* Provided entries *
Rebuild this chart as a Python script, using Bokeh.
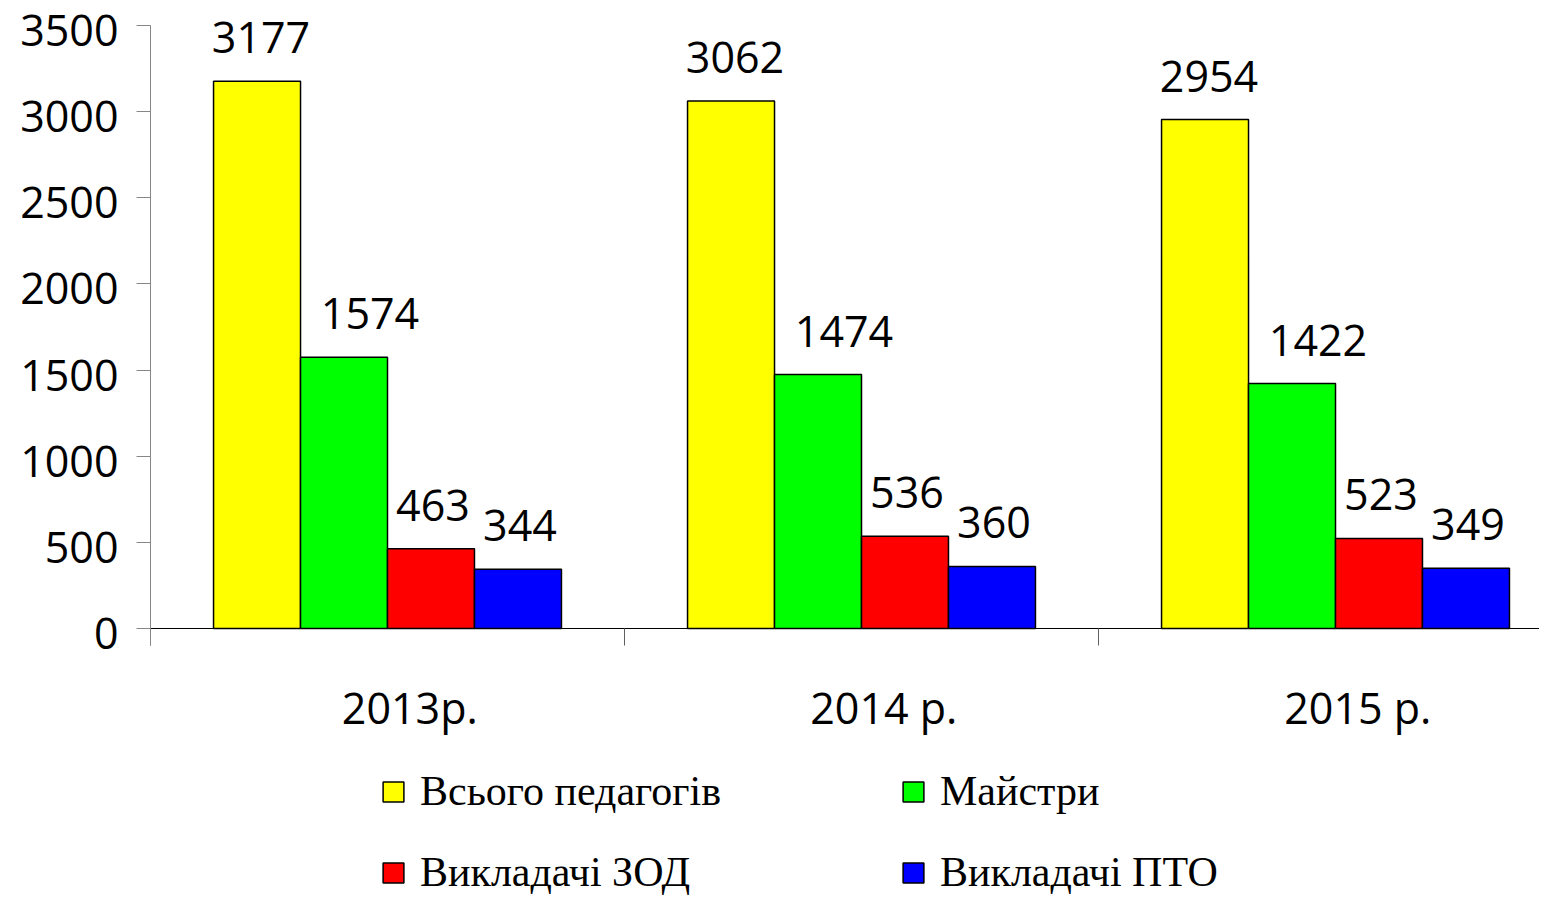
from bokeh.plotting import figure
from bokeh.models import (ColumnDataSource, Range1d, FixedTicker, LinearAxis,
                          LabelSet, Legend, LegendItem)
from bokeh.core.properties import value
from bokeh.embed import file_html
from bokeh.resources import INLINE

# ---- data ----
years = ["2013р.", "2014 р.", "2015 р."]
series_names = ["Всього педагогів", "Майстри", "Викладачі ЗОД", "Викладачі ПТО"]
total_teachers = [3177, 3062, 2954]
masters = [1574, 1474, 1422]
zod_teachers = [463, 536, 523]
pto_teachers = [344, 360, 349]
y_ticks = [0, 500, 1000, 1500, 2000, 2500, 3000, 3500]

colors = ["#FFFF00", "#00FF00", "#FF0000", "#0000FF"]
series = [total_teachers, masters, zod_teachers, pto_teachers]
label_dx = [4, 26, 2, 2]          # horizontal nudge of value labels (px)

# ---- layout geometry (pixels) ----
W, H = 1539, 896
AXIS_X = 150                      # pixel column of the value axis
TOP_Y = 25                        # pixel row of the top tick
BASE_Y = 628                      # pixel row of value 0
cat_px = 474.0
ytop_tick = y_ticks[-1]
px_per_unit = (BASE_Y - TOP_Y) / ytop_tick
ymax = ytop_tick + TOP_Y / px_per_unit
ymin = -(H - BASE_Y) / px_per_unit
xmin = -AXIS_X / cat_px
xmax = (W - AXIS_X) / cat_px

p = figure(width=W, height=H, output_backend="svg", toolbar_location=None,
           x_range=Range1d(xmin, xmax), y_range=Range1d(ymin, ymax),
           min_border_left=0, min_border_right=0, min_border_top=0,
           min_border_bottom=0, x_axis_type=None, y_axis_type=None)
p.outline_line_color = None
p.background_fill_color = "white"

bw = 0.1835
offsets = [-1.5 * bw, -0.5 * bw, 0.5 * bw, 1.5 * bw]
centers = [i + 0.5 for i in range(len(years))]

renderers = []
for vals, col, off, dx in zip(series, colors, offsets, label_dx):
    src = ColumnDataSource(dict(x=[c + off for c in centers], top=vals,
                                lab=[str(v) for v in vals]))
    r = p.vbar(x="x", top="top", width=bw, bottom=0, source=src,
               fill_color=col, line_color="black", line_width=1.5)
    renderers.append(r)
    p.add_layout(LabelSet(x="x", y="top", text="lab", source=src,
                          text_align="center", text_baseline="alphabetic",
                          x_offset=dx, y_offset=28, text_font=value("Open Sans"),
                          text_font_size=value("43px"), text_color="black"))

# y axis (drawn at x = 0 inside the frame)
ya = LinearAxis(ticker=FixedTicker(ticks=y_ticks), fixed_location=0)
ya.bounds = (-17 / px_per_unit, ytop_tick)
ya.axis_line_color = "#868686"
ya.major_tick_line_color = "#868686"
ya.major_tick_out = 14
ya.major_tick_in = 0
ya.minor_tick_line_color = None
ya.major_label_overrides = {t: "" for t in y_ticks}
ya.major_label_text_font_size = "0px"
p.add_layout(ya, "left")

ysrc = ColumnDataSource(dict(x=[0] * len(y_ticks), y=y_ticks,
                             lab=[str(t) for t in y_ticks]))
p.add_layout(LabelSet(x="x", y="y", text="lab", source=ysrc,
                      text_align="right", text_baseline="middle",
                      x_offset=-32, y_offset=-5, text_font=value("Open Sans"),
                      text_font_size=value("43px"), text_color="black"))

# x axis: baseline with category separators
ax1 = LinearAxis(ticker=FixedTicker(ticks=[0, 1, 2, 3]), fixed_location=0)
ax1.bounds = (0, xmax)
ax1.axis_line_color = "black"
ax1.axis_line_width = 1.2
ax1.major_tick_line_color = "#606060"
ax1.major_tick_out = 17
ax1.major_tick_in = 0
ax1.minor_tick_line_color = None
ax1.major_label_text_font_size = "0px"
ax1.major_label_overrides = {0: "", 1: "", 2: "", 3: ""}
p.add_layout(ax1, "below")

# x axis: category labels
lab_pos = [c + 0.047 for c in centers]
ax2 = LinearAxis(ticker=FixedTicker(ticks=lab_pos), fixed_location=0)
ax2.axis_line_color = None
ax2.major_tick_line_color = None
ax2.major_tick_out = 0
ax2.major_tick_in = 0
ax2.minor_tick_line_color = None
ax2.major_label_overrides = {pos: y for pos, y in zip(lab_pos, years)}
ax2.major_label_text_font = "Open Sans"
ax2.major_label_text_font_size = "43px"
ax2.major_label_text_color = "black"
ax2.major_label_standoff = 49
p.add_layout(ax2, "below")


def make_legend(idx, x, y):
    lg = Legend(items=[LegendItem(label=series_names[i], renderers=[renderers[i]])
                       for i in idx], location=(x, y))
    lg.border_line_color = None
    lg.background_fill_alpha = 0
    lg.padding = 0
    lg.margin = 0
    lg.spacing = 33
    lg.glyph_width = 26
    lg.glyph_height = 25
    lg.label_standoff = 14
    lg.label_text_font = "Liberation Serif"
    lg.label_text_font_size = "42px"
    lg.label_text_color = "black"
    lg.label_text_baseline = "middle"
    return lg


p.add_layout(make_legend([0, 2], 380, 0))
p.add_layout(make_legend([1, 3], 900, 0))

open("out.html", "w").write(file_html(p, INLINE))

...

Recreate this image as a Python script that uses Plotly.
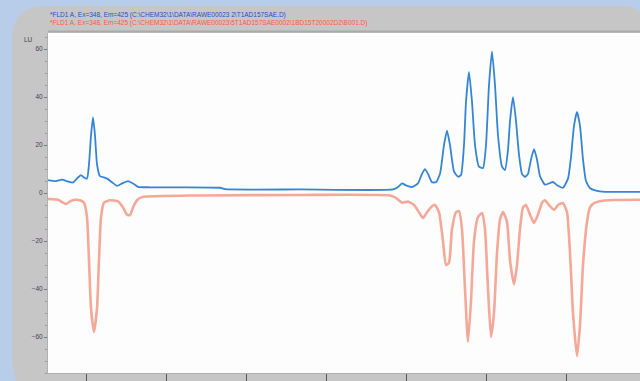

* Given request *
Your copy should hold only the lines from the one containing "Rebuild this chart" through the one containing "centers = [i", word for word, with no pictures.

* Completed task *
Rebuild this chart as a Python script, using Bokeh.
from bokeh.plotting import figure
from bokeh.models import (ColumnDataSource, Range1d, FixedTicker, LinearAxis,
                          LabelSet, Legend, LegendItem)
from bokeh.core.properties import value
from bokeh.embed import file_html
from bokeh.resources import INLINE

# ---- data ----
years = ["2013р.", "2014 р.", "2015 р."]
series_names = ["Всього педагогів", "Майстри", "Викладачі ЗОД", "Викладачі ПТО"]
total_teachers = [3177, 3062, 2954]
masters = [1574, 1474, 1422]
zod_teachers = [463, 536, 523]
pto_teachers = [344, 360, 349]
y_ticks = [0, 500, 1000, 1500, 2000, 2500, 3000, 3500]

colors = ["#FFFF00", "#00FF00", "#FF0000", "#0000FF"]
series = [total_teachers, masters, zod_teachers, pto_teachers]
label_dx = [4, 26, 2, 2]          # horizontal nudge of value labels (px)

# ---- layout geometry (pixels) ----
W, H = 1539, 896
AXIS_X = 150                      # pixel column of the value axis
TOP_Y = 25                        # pixel row of the top tick
BASE_Y = 628                      # pixel row of value 0
cat_px = 474.0
ytop_tick = y_ticks[-1]
px_per_unit = (BASE_Y - TOP_Y) / ytop_tick
ymax = ytop_tick + TOP_Y / px_per_unit
ymin = -(H - BASE_Y) / px_per_unit
xmin = -AXIS_X / cat_px
xmax = (W - AXIS_X) / cat_px

p = figure(width=W, height=H, output_backend="svg", toolbar_location=None,
           x_range=Range1d(xmin, xmax), y_range=Range1d(ymin, ymax),
           min_border_left=0, min_border_right=0, min_border_top=0,
           min_border_bottom=0, x_axis_type=None, y_axis_type=None)
p.outline_line_color = None
p.background_fill_color = "white"

bw = 0.1835
offsets = [-1.5 * bw, -0.5 * bw, 0.5 * bw, 1.5 * bw]
centers = [i + 0.5 for i in range(len(years))]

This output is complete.